O Crime do desembargador Pontes Visgueiro foi pelo qual ficou conhecido o assassinato cometido em 14 de agosto de 1873 em São Luís pelo desembargador Pontes Visgueiro contra a jovem Maria da Conceição, com a qual supostamente mantinha um caso amoroso. O crime, cometido por um membro do poder judiciário escandalizou a sociedade ludovicense por conta da classe social e diferença de idade dos envolvidos (Visgueiro possuía sessenta e um anos quando conheceu Maria, de dezesseis).[1][2][3][4]

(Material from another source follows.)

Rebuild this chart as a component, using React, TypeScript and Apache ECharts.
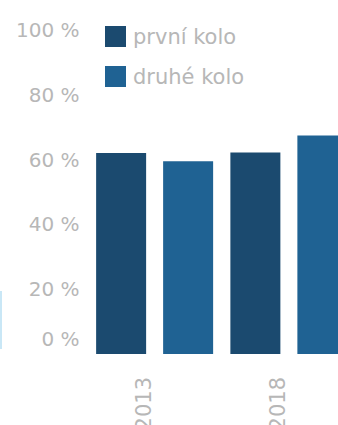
import React, { useEffect, useRef } from "react";
import * as echarts from "echarts";

const categories = ["2013", "2018"];
const seriesNames = ["první kolo", "druhé kolo"];
const prvniKolo = [62.0, 62.2];
const druheKolo = [59.5, 67.4];
const yMin = 0;
const yMax = 100;
const yStep = 20;

const FONT = "'DejaVu Sans', 'Open Sans', sans-serif";
const TEXT_COLOR = "#b7b7b7";
const DARK = "#1b4a6f";
const LIGHT = "#1f6293";

export default function App() {
  const ref = useRef<HTMLDivElement>(null);
  useEffect(() => {
    if (!ref.current) return;
    const chart = echarts.init(ref.current, null, { renderer: "svg" });
    chart.setOption({
      animation: false,
      backgroundColor: "#ffffff",
      textStyle: { fontFamily: FONT },
      grid: {
        left: 87.5,
        right: 0,
        top: 30,
        bottom: 71,
        containLabel: false,
        outerBoundsMode: "none",
      },
      legend: {
        orient: "vertical",
        left: 105,
        top: 26,
        padding: 0,
        itemWidth: 21,
        itemHeight: 21,
        itemGap: 19,
        icon: "rect",
        data: seriesNames,
        textStyle: { fontFamily: FONT, fontSize: 21, color: TEXT_COLOR, padding: [0, 0, 0, 2] },
      },
      xAxis: {
        type: "category",
        data: categories,
        axisLine: { show: false },
        axisTick: { show: false },
        axisLabel: {
          rotate: 90,
          margin: 23,
          verticalAlign: "bottom",
          fontFamily: FONT,
          fontSize: 21,
          color: TEXT_COLOR,
        },
      },
      yAxis: {
        type: "value",
        min: yMin,
        max: yMax,
        interval: yStep,
        axisLine: { show: false },
        axisTick: { show: false },
        splitLine: { show: false },
        axisLabel: {
          margin: 8,
          fontFamily: FONT,
          fontSize: 20,
          color: TEXT_COLOR,
          formatter: (v: number) => (v === 0 ? "{z|0 %}" : v + " %"),
          rich: {
            z: { fontFamily: FONT, fontSize: 20, color: TEXT_COLOR, padding: [0, 0, 30, 0] },
          },
        },
      },
      series: [
        {
          name: seriesNames[0],
          type: "bar",
          data: prvniKolo,
          barWidth: 50,
          barGap: "34%",
          itemStyle: { color: DARK },
        },
        {
          name: seriesNames[1],
          type: "bar",
          data: druheKolo,
          barWidth: 50,
          itemStyle: { color: LIGHT },
        },
      ],
      graphic: [
        {
          type: "rect",
          left: 0,
          top: 291,
          shape: { width: 2, height: 58 },
          style: { fill: "#c9e7f6" },
        },
      ],
    });
    return () => chart.dispose();
  }, []);
  return (
    <div
      style={{ position: "absolute", left: 0, top: 0, width: 338, height: 425, overflow: "hidden" }}
    >
      <div ref={ref} style={{ width: 356, height: 425 }} />
    </div>
  );
}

História[editar | editar código-fonte]

Vítima[editar | editar código-fonte]

Maria da Conceição (c. 1858-1873) era uma jovem pobre que vivia a pedir esmolas e acabou forçada pela mãe a se prostituir nas ruas de São Luís até ser encontrada em junho de 1872 pelo desembargador Pontes Visgueiro (1811-1875), que passou a nutrir uma paixão obsessiva pela jovem. Em pouco tempo, instalou-a em sua casa e passou a corteja-la, ofertando lhe roupas e outros confortos financeiros embora a jovem não lhe nutrisse nada além de compaixão e certa indiferença. Segundo uma testemunha do processo, ainda assim Maria e Visgueiro mantinham um caso amoroso.[3][5]

Assassino[editar | editar código-fonte]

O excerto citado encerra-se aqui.